Aluminum hydroxysulfate, AlSO₄(OH), is postulated to play a vital role in controlling the solubility of aluminum in sulfate-rich acidic soils and ground waters, but it has not yet been confirmed in nature. This study reports the synthesis of an AlSO₄(OH) crystal at 700°C and ∼1.0 GPa in a hydrothermal diamond-anvil cell from a mixture of 95% H₂SO₄ and Al₂O₃ powder and its structure determination from single-crystal X-ray diffraction data. AlSO₄(OH) is monoclinic with space group C2/c and unit-cell parameters a = 7.1110(4), b = 7.0311(5), c = 7.0088(4) A˚, β = 119.281(2)°, and V = 305.65(3) A˚³. Its crystal structure is characterized by kinked chains of corner-sharing AlO₆ octahedra that run parallel to the c-axis. These chains are linked together by SO₄ tetrahedra and hydrogen bonds, forming an octahedral-tetrahedral framework.
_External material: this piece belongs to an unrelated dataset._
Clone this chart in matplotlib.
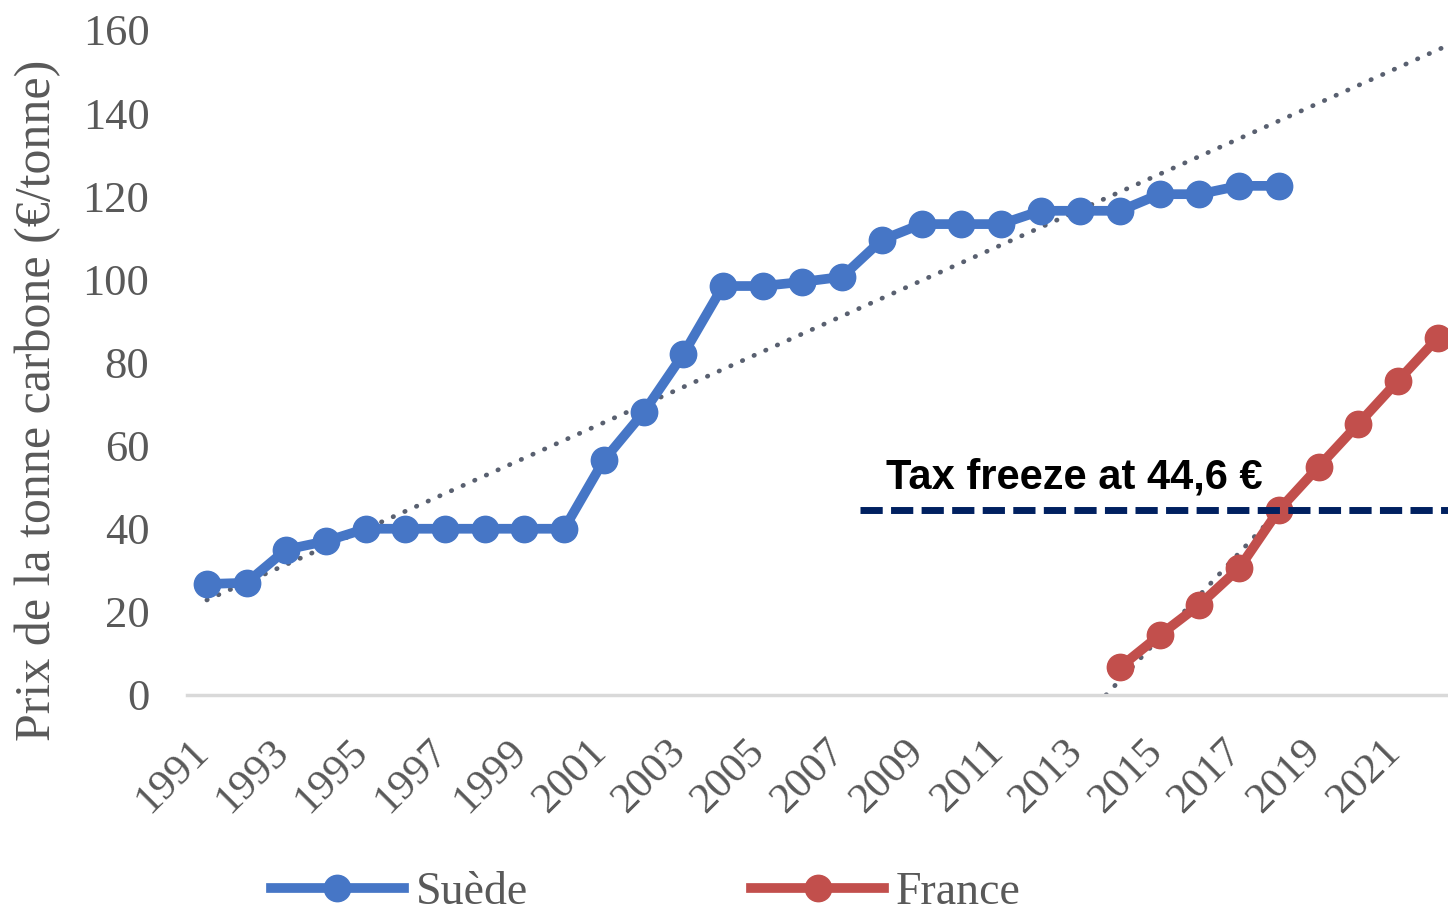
import numpy as np
import matplotlib
matplotlib.use('Agg')
import matplotlib.pyplot as plt
import matplotlib.transforms as mtransforms

# Carbon tax values (EUR / tonne)
years_se = list(range(1991, 2019))
suede = [26.7, 27.0, 35.0, 37.0, 40.0, 40.0, 40.0, 40.0, 40.0, 40.0,
         56.5, 68.0, 82.0, 98.4, 98.4, 99.4, 100.6, 109.5, 113.3, 113.3,
         113.3, 116.5, 116.5, 116.5, 120.5, 120.5, 122.5, 122.5]
years_fr = list(range(2014, 2023))
france = [6.7, 14.4, 21.7, 30.5, 44.5, 54.9, 65.2, 75.6, 85.9]
freeze_value = 44.6
xtick_years = list(range(1991, 2023, 2))
yticks = [0, 20, 40, 60, 80, 100, 120, 140, 160]

BLUE = '#4676C6'
RED = '#C24F4C'
GREY_TXT = '#595959'
NAVY = '#002060'
TREND = '#596070'

fig = plt.figure(figsize=(14.48, 9.13), dpi=100)
ax = fig.add_axes([187 / 1448, 1 - 695 / 913, 1 - 187 / 1448, (695 - 30) / 913])

x_min, x_max = 1990.5, 2022.26

# linear trendlines (Excel-style)
p_se = np.polyfit(years_se, suede, 1)
t_se = np.array([1991, x_max])
ax.plot(t_se, np.polyval(p_se, t_se), color=TREND, lw=3.4, ls=(0, (0.1, 2.6)),
        dash_capstyle='round', zorder=2)
p_fr = np.polyfit(years_fr, france, 1)
t_fr = np.array([-p_fr[1] / p_fr[0], x_max])
ax.plot(t_fr, np.polyval(p_fr, t_fr), color=TREND, lw=3.4, ls=(0, (0.1, 2.6)),
        dash_capstyle='round', zorder=2)

ax.plot(years_se, suede, color=BLUE, lw=7, marker='o', ms=19, label='Suède', zorder=3)
ax.plot(years_fr, france, color=RED, lw=7, marker='o', ms=19, label='France', zorder=3)

# tax freeze line
ax.plot([2007.45, x_max], [freeze_value, freeze_value], color=NAVY, lw=5,
        ls=(0, (3.2, 1.2)), zorder=4)
ax.text(2008.1, freeze_value + 3.0, 'Tax freeze at 44,6 €', fontsize=30,
        fontweight='bold', family='Liberation Sans', color='black', va='bottom', zorder=5)

ax.set_xlim(x_min, x_max)
ax.set_ylim(0, 160)
ax.set_xticks(xtick_years)
ax.set_yticks(yticks)
for s in ['top', 'right', 'left']:
    ax.spines[s].set_visible(False)
ax.spines['bottom'].set_color('#d9d9d9')
ax.spines['bottom'].set_linewidth(2.5)
ax.tick_params(length=0)
ax.tick_params(axis='y', pad=27)
ax.tick_params(axis='x', pad=27)
for lab in ax.get_yticklabels():
    lab.set_family('Liberation Serif')
    lab.set_fontsize(32)
    lab.set_color(GREY_TXT)
shift = mtransforms.ScaledTranslation(10 / 100, 0, fig.dpi_scale_trans)
for lab in ax.get_xticklabels():
    lab.set_family('Liberation Serif')
    lab.set_fontsize(31)
    lab.set_color(GREY_TXT)
    lab.set_rotation(45)
    lab.set_ha('right')
    lab.set_va('top')
    lab.set_transform(lab.get_transform() + shift)

fig.text(38 / 1448, 1 - 400 / 913, 'Prix de la tonne carbone (€/tonne)', rotation=90,
         ha='center', va='center', fontsize=36, family='Liberation Serif', color=GREY_TXT)

leg = fig.legend(loc='center', bbox_to_anchor=(646 / 1448, 1 - 893 / 913), ncol=2,
                 frameon=False, handlelength=2.9, handletextpad=0.26, columnspacing=4.87,
                 prop={'family': 'Liberation Serif', 'size': 33})
for t in leg.get_texts():
    t.set_color(GREY_TXT)

fig.savefig('out.png', dpi=100)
Except for the numbers and positions of H atoms, AlSO₄(OH) is isostructural with the kieserite-type minerals, a subgroup of the titanite group of minerals. A comparison of powder X-ray diffraction patterns indicates that our AlSO₄(OH) is the same as that obtained by Shanks et al. (1981) through hydrolysis of Al₂(SO₄)₃ solutions at temperatures above 310°C. To date, AlSO₄(OH) has been synthesized only at temperatures above 290°C, implying that it may not stable in low-temperature environments, such as acidic soils and mine waters. The possible environments to find Al(OH)SO₄ may include places where sulfur-rich magma-derived fluids react with aluminous rocks under elevated temperature and pressure, and on Venus where a sulfur-rich atmosphere interacts with surface rocks at temperatures above 400°C.